Outputs: %result is the assembled vector value; %align_out is the updated alignment state.

Constraints:

  • A matching pto.vldas MUST appear before the first dependent pto.vldus stream in the same vector loop.
  • The installed no-post A5 interface keeps a struct-shaped internal return for lowering convenience, but its no-post base field is not meaningful user-visible state. VPTO therefore hides that value and only exposes the updated align carrier.
  • Reusing the original %source starts a new explicit access point; if the caller wants another no-post access, it should compute the next source pointer explicitly and pair it with the required align setup.

Latency: 9 cycles.

%vec, %align_out = pto.vldus %ub, %align : !pto.ptr<f32, ub>, !pto.align -> !pto.vreg<64xf32>, !pto.align

pto.vstus — No-Post Unaligned Store with Scalar Offset

Syntax: %align_out = pto.vstus %align_in, %offset, %value, %base : !pto.align, i32, !pto.vreg<NxT>, !pto.ptr<T, ub> -> !pto.align

Semantics: No-post unaligned store with scalar offset.

Inputs: %align_in is the incoming store-alignment state, %offset is the scalar displacement, %value is the vector being stored, and %base is the UB base pointer.

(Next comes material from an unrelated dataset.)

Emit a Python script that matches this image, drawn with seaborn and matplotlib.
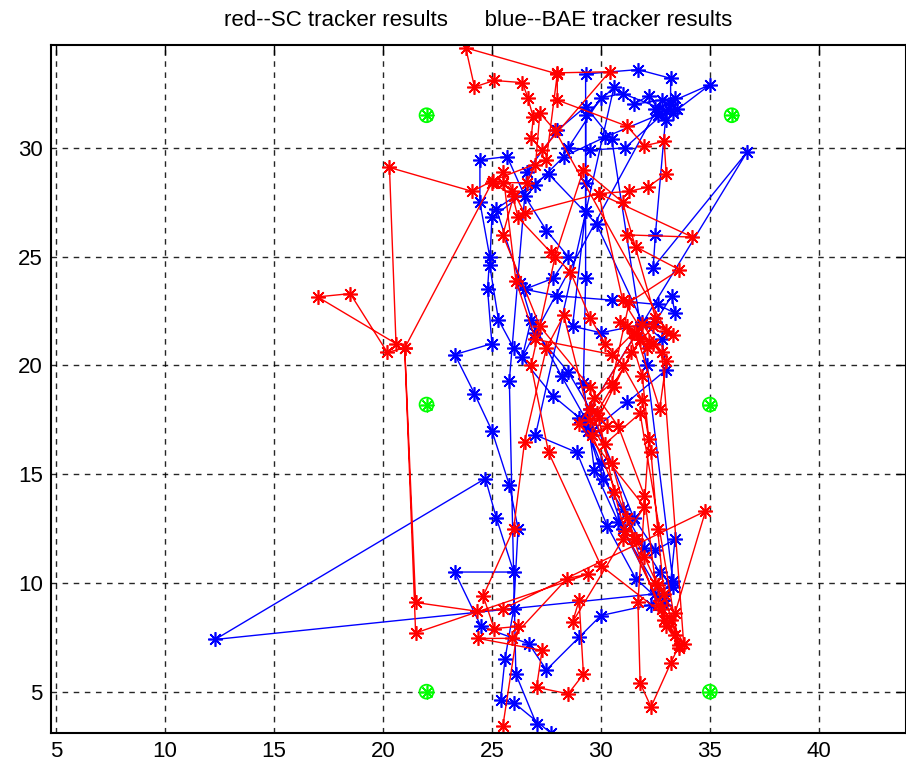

Outputs: %align_out is the updated buffered-tail state.

Constraints:

  • This is the scalar-offset stateful form of the unaligned store family. The first %align_in in the stream should come from pto.init_align.
  • This op does not mean "store a full vector starting at %base + %offset". Instead, %offset describes how far the store stream advances at this step, and %align_out carries any residual tail that could not be committed yet.
  • The no-post surface does not expose an updated base pointer. A later flush op (pto.vstas / pto.vstar) must therefore use an explicit destination/offset pair that identifies the same logical flush point as this pto.vstus.

Latency: 9 cycles.

%store_align = pto.init_align : !pto.align
%next_align = pto.vstus %store_align, %offset, %vec, %ub
    : !pto.align, i32, !pto.vreg<64xf32>, !pto.ptr<f32, ub> -> !pto.align

Complete Alignment State Stream Pattern

The following example shows the complete unaligned load/store stream lifecycle:

// ─── Load stream ───
// Prime alignment buffer
%align0 = pto.vldas %ub_in : !pto.ptr<f32, ub> -> !pto.align

// Stream through unaligned loads
%v0, %align1 = pto.vldus %ub_in, %align0 : !pto.ptr<f32, ub>, !pto.align -> !pto.vreg<64xf32>, !pto.align
%v1, %align2 = pto.vldus %ub_in, %align1 : !pto.ptr<f32, ub>, !pto.align -> !pto.vreg<64xf32>, !pto.align

// ─── Compute ───
%result0 = pto.vabs %v0, %mask : !pto.vreg<64xf32>, !pto.mask<b32> -> !pto.vreg<64xf32>
%result1 = pto.vabs %v1, %mask : !pto.vreg<64xf32>, !pto.mask<b32> -> !pto.vreg<64xf32>

// ─── Store stream ───
%store_align0 = pto.init_align : !pto.align
%align_out1 = pto.vstus %store_align0, %c32, %result0, %ub_out : !pto.align, i32, !pto.vreg<64xf32>, !pto.ptr<f32, ub> -> !pto.align
%align_out2 = pto.vstus %align_out1, %c32, %result1, %ub_out : !pto.align, i32, !pto.vreg<64xf32>, !pto.ptr<f32, ub> -> !pto.align

Constraints

Constraints

  • pto.vldas must be the leading operation of an unaligned load stream.
  • pto.vldus must follow pto.vldas using the same alignment state.
  • Store-side unaligned streams (pto.vstus and the related pto.vstur, pto.vstar, pto.vstas, pto.pstu) must be initialized by pto.init_align. pto.init_align is store-side only — it cannot be used to prime a load stream.
  • The alignment state must be threaded through all operations in the stream without branching.
  • For pto.vstus, %offset controls how far the store stream advances at each step, not the absolute store displacement from %base. A later flush op (pto.vstas / pto.vstar) must reuse the matching destination/offset pair.

Why Explicit Alignment State?

On hardware that supports unaligned memory operations through internal alignment buffers, the state of those buffers must be managed explicitly. !pto.align makes this state visible in the SSA form, enabling:

  1. Correctness verification: the compiler can verify that alignment state is properly threaded through a stream.
  2. Scheduling analysis: operations that consume/produce alignment state can be correctly ordered.
  3. IR rewriting: transformations can reason about alignment state without relying on hidden hardware state.